Even though NYC recycles 17 percent of solid waste and brings recycling services to over 3 million residences and institutions that are required by law to recycle, recycling is not a panacea. Most waste is unrecyclable, and recycling in NYC, according to a study by the Independent Budget Office, is actually more costly for the city than just throwing stuff out.
Yet, in facing the greatest obstacles in city waste management since ocean dumping ceased in 1898, after passing the far-from-perfect LSWMP, Doherty and Bloomberg had no problem moving on to trivial pursuits, like posting a list of anti-litter tips on the Department of Sanitation Web site including, "Tell your kids that garbage belongs in the garbage can, not on their street or sidewalk." The list did not include a single tip about waste reduction or how to recycle effectively. Basically these men are dodging the problem, causing New Yorkers to miss the point: that we need to continue improving our garbage strategies.

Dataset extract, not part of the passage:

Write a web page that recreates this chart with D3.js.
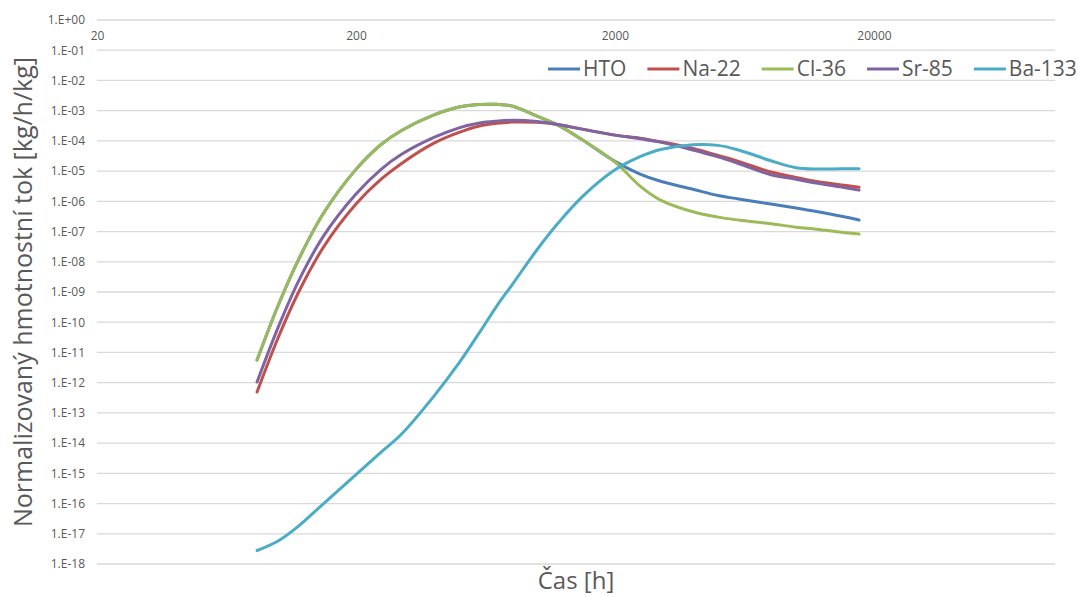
<!DOCTYPE html>
<html>
<head>
<meta charset="utf-8">
<script src="https://cdn.jsdelivr.net/npm/d3@7"></script>
<style>
  html, body { margin: 0; padding: 0; background: #ffffff; }
  svg { display: block; font-family: "Open Sans", "Noto Sans", sans-serif; }
</style>
</head>
<body>
<svg id="chart" width="1078" height="597"></svg>
<script>
// Time points [h]
const times = [83, 100, 120, 150, 200, 250, 300, 400, 500, 600, 700, 800, 1000, 1200, 1500,
               2000, 2500, 3000, 4000, 5000, 6000, 8000, 10000, 12000, 15000, 17520];

// Normalised mass flux [kg/h/kg] per nuclide
const hto   = [5.6e-12, 3.5e-10, 1.18e-8, 4.1e-7, 1.14e-5, 7.6e-5, 2.2e-4, 7.2e-4, 1.32e-3, 1.6e-3, 1.62e-3, 1.42e-3, 6.6e-4, 3.4e-4, 1.07e-4,
               2.1e-5, 8.0e-6, 4.6e-6, 2.5e-6, 1.55e-6, 1.2e-6, 8.1e-7, 6.0e-7, 4.6e-7, 3.2e-7, 2.4e-7];
const na22  = [4.9e-13, 3.0e-11, 9.8e-10, 3.1e-8, 8.1e-7, 5.4e-6, 1.8e-5, 8.4e-5, 1.9e-4, 3.1e-4, 3.8e-4, 4.2e-4, 4.1e-4, 3.5e-4, 2.45e-4,
               1.55e-4, 1.23e-4, 9.3e-5, 5.6e-5, 3.3e-5, 2.1e-5, 9.3e-6, 6.2e-6, 4.5e-6, 3.5e-6, 2.9e-6];
const cl36  = [5.6e-12, 3.5e-10, 1.18e-8, 4.1e-7, 1.14e-5, 7.6e-5, 2.2e-4, 7.2e-4, 1.32e-3, 1.6e-3, 1.62e-3, 1.42e-3, 6.6e-4, 3.4e-4, 1.07e-4,
               2.0e-5, 3.2e-6, 1.1e-6, 4.5e-7, 3.0e-7, 2.4e-7, 1.8e-7, 1.4e-7, 1.2e-7, 9.5e-8, 8.3e-8];
const sr85  = [1.05e-12, 6.6e-11, 2.3e-9, 7.2e-8, 1.74e-6, 1.15e-5, 3.6e-5, 1.3e-4, 2.7e-4, 3.9e-4, 4.5e-4, 4.8e-4, 4.4e-4, 3.5e-4, 2.4e-4,
               1.55e-4, 1.17e-4, 9.1e-5, 5.0e-5, 2.95e-5, 1.78e-5, 7.6e-6, 5.4e-6, 4.0e-6, 2.95e-6, 2.35e-6];
const ba133 = [2.8e-18, 5.8e-18, 1.8e-17, 1.0e-16, 9.1e-16, 5.0e-15, 2.0e-14, 3.6e-13, 4.5e-12, 4.6e-11, 3.5e-10, 1.7e-9, 2.5e-8, 1.8e-7, 1.45e-6,
               1.1e-5, 3.0e-5, 5.2e-5, 7.5e-5, 7.1e-5, 5.0e-5, 2.2e-5, 1.3e-5, 1.17e-5, 1.2e-5, 1.2e-5];

const seriesNames  = ["HTO", "Na-22", "Cl-36", "Sr-85", "Ba-133"];
const seriesValues = [hto, na22, cl36, sr85, ba133];
const seriesColors = ["#4A7EBB", "#C0504D", "#9BBB59", "#8064A2", "#4BACC6"];

// Axis ticks
const xTicks = [20, 200, 2000, 20000];
const yExponents = d3.range(0, -19, -1);

const svg = d3.select("#chart");
const plotLeft = 97, plotRight = 1055, plotTop = 20, plotBottom = 564;

const x = d3.scaleLog().domain([20, 100000]).range([plotLeft, plotRight]);
const y = d3.scaleLog().domain([1e-18, 1]).range([plotBottom, plotTop]);

const textColor = "#595959";
const gridColor = "#D9D9D9";

// Horizontal gridlines
svg.append("g")
  .selectAll("line")
  .data(yExponents)
  .join("line")
  .attr("x1", plotLeft).attr("x2", plotRight)
  .attr("y1", e => y(Math.pow(10, e))).attr("y2", e => y(Math.pow(10, e)))
  .attr("stroke", gridColor).attr("stroke-width", 1.3);

// Y axis labels (scientific notation)
const fmtExp = e => "1.E" + (e >= 0 ? "+" : "-") + String(Math.abs(e)).padStart(2, "0");
const yAxis = d3.axisLeft(y)
  .tickValues(yExponents.map(e => Math.pow(10, e)))
  .tickFormat(v => fmtExp(Math.round(Math.log10(v))))
  .tickSize(0).tickPadding(12);
const gy = svg.append("g").attr("transform", `translate(${plotLeft},0)`).call(yAxis);
gy.select(".domain").remove();
gy.selectAll("text").attr("fill", textColor).style("font-size", "12px")
  .style("font-family", "'Open Sans', sans-serif");

// X axis labels, drawn along the top gridline
const xAxis = d3.axisBottom(x).tickValues(xTicks).tickFormat(d3.format("d"))
  .tickSize(0).tickPadding(11);
const gx = svg.append("g").attr("transform", `translate(0,${plotTop})`).call(xAxis);
gx.select(".domain").remove();
gx.selectAll("text").attr("fill", textColor).style("font-size", "12px")
  .style("font-family", "'Open Sans', sans-serif");

// Smoothed series lines
const line = d3.line()
  .x(d => x(d[0]))
  .y(d => y(d[1]))
  .curve(d3.curveCatmullRom.alpha(0.5));

svg.append("g")
  .selectAll("path")
  .data(seriesValues)
  .join("path")
  .attr("d", vals => line(times.map((t, i) => [t, vals[i]])))
  .attr("fill", "none")
  .attr("stroke", (d, i) => seriesColors[i])
  .attr("stroke-width", 3)
  .attr("stroke-linecap", "round")
  .attr("stroke-linejoin", "round");

// Legend
const legend = svg.append("g").attr("transform", "translate(548,69)");
let cx = 0;
seriesNames.forEach((name, i) => {
  const g = legend.append("g").attr("transform", `translate(${cx},0)`);
  g.append("line").attr("x1", 0).attr("x2", 32).attr("y1", 0).attr("y2", 0)
    .attr("stroke", seriesColors[i]).attr("stroke-width", 3);
  const t = g.append("text").attr("x", 35).attr("y", 0).attr("dy", "0.35em")
    .attr("fill", textColor).style("font-size", "21px").text(name);
  cx += 35 + t.node().getComputedTextLength() + 21;
});

// Axis titles
svg.append("text")
  .attr("transform", "translate(32,292) rotate(-90)")
  .attr("text-anchor", "middle")
  .attr("fill", textColor).style("font-size", "25px")
  .text("Normalizovaný hmotnostní tok [kg/h/kg]");

svg.append("text")
  .attr("x", 576).attr("y", 589)
  .attr("text-anchor", "middle")
  .attr("fill", textColor).style("font-size", "24px")
  .text("Čas [h]");
</script>
</body>
</html>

The 1968 garbage strike was effective because huge piles of refuse accumulated on the streets in the summer heat and nobody wanted to live in a landfill, so New Yorkers dealt with the sanitation worker's complaints. I think it is time to bridge the gap between our garbage and ourselves again. I say let's litter; let's explicitly remind ourselves of the situation we are getting into by not shipping off our waste. Maybe then we can be motivated to devise practical methods of waste reduction instead of patting ourselves on the back for throwing our garbage in the right trash can or recycling bin. We need to escape the construction of denial that plans like "Stomp Out Litter" facilitate.
Wake up and smell the putrid offal, New York: We are living in happy ignorance in a clean city while someone else lives with our mess.